For George Bailey, it really is a wonderful life at present. If it is the obvious line after the hero of the classic movie, it is also the appropriate one.
Almost two years after being plucked from state obscurity to captain Australia’s Twenty20 team, Bailey has been chosen to make his Test debut in the Ashes series at the age of 31. It used to be the time when many Australian batsmen retired, rather than start their international careers.
It is a hugely popular selection, for Bailey is a hugely popular man. He has already been entrusted with the captaincy of the 50-over side in Michael Clarke’s absence and impressed all with his calmness and instinctive leadership qualities.
Bailey has also scored a dunny full of limited-overs runs, 478 of them in six innings on the recent tour of India, but whether he can cut it in the longest form of the game is a question few are prepared to answer unequivocally. He has scored heavily in the Sheffield Shield, but not lately: the most recent of his 13 hundreds was in February last year.

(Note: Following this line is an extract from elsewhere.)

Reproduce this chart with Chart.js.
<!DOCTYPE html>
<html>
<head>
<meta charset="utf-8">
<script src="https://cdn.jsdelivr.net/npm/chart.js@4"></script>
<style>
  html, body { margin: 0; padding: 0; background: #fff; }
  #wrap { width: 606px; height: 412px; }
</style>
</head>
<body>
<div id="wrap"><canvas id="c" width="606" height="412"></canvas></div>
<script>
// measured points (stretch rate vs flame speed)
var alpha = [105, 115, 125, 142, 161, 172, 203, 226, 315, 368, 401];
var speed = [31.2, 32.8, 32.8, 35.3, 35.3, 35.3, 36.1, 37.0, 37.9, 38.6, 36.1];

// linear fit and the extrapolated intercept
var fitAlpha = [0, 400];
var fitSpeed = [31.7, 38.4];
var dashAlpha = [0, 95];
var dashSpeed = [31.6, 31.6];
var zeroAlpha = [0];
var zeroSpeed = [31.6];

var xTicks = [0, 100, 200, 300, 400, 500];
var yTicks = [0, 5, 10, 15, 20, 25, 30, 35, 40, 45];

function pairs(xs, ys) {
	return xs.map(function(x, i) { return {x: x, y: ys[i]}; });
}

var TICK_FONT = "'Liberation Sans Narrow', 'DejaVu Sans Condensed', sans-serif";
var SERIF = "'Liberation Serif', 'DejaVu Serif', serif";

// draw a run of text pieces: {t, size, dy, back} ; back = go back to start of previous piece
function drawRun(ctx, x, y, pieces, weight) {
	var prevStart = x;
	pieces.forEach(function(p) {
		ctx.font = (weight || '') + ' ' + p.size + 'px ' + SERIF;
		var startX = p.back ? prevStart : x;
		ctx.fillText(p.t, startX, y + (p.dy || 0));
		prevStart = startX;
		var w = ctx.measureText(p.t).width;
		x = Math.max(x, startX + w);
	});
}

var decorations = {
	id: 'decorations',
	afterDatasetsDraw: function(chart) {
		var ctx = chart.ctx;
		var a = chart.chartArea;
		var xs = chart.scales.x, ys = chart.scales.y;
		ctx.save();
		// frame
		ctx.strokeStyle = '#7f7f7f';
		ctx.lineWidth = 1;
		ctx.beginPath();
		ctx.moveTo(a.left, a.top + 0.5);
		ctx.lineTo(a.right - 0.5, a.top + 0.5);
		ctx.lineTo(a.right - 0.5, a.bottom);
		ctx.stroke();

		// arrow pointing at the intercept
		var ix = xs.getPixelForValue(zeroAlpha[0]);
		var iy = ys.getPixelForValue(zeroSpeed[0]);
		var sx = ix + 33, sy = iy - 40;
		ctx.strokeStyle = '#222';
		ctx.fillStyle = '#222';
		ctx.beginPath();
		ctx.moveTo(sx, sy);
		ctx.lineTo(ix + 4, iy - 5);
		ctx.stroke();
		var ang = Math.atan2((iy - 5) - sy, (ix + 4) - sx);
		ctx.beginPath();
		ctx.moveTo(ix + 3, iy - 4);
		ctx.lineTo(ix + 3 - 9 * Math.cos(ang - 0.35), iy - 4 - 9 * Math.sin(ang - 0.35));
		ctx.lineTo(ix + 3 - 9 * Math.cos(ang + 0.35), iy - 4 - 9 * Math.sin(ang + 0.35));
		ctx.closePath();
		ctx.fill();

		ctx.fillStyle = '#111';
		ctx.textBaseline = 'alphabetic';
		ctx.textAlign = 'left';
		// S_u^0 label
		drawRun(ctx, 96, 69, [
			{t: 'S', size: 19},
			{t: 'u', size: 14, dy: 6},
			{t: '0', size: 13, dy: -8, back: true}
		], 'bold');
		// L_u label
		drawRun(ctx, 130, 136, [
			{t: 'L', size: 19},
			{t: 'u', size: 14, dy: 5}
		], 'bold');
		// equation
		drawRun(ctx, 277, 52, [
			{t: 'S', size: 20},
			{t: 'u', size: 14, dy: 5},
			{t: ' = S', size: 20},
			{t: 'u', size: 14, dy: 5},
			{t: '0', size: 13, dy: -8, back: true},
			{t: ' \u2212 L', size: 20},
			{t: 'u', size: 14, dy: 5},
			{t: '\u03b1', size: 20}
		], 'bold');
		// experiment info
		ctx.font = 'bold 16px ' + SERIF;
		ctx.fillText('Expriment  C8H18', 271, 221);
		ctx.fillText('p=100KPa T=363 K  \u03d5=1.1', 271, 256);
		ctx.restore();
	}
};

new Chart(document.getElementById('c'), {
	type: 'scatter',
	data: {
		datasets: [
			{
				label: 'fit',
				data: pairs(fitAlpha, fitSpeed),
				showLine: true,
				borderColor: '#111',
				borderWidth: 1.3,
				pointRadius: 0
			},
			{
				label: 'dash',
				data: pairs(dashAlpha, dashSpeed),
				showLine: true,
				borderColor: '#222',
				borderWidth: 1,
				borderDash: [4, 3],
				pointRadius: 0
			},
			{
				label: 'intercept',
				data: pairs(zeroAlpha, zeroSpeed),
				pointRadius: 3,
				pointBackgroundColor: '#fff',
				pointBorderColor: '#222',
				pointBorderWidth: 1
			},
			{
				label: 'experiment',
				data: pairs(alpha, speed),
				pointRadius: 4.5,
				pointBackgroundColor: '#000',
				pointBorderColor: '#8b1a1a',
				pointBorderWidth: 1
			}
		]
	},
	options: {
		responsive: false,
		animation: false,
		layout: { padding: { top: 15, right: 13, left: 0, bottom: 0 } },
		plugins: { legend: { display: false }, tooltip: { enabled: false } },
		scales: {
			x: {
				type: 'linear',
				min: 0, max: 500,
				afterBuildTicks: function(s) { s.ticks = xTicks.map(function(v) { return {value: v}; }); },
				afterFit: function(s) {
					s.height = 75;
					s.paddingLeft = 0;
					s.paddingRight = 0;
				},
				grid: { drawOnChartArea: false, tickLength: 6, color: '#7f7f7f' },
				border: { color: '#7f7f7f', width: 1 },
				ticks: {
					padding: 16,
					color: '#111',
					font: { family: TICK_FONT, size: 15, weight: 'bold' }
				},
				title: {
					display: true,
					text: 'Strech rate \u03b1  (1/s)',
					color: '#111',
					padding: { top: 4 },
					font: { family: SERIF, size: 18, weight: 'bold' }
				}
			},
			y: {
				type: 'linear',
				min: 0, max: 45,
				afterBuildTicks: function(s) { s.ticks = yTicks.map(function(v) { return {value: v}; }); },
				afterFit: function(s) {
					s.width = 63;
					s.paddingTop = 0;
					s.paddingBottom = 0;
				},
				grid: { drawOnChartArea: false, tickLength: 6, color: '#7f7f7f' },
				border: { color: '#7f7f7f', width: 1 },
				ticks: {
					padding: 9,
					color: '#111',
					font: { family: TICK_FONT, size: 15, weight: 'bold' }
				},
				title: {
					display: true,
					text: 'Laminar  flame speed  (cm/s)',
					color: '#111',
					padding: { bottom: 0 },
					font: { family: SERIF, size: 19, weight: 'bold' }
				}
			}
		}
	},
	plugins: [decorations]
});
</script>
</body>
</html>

“It’s been a bit of a weird week, it’s felt a bit surreal,” said Bailey, who like Ricky Ponting was born and raised in Launceston, Tasmania. “But I’m looking forward to getting together with everyone up here and I guess it’ll really sink in when we get into everything tomorrow.
“It’s mostly excitement at this stage: I hope the nerves will kick in as we get closer to the game, but a lot of excitement. Having been around this side for a little bit, I know what it’s like, but I think this build-up is going to be completely different so there’s a sense of anticipation there and I’m not really sure what it’s all going to be like.”
Bailey is likeable, smart, genial and invariably generous in his assessment of others. He would probably be played by James Stewart (who was the other George Bailey in It’s A Wonderful Life). He has waited a long time for this opportunity and there will be no second chance, no recall to the baggy green if it goes wrong. If Australia had not lost so often lately he might never have made it this far.
Being the chap he is, he has asked plenty of fellow cricketers what it is like playing Test cricket for the first time. He was reminded that he should remember to enjoy it.
“I’m not sure being older makes it easier but I think having played the other formats in terms of crowd build-up, media stuff, that will be a little bit easier to handle,” he said. “The advantage of being 31... I only get one crack at it, so I’ll go out there, I’ll be me. I’ll play the way I play and I won’t go out trying to be anything but myself. And that’s a good thing.”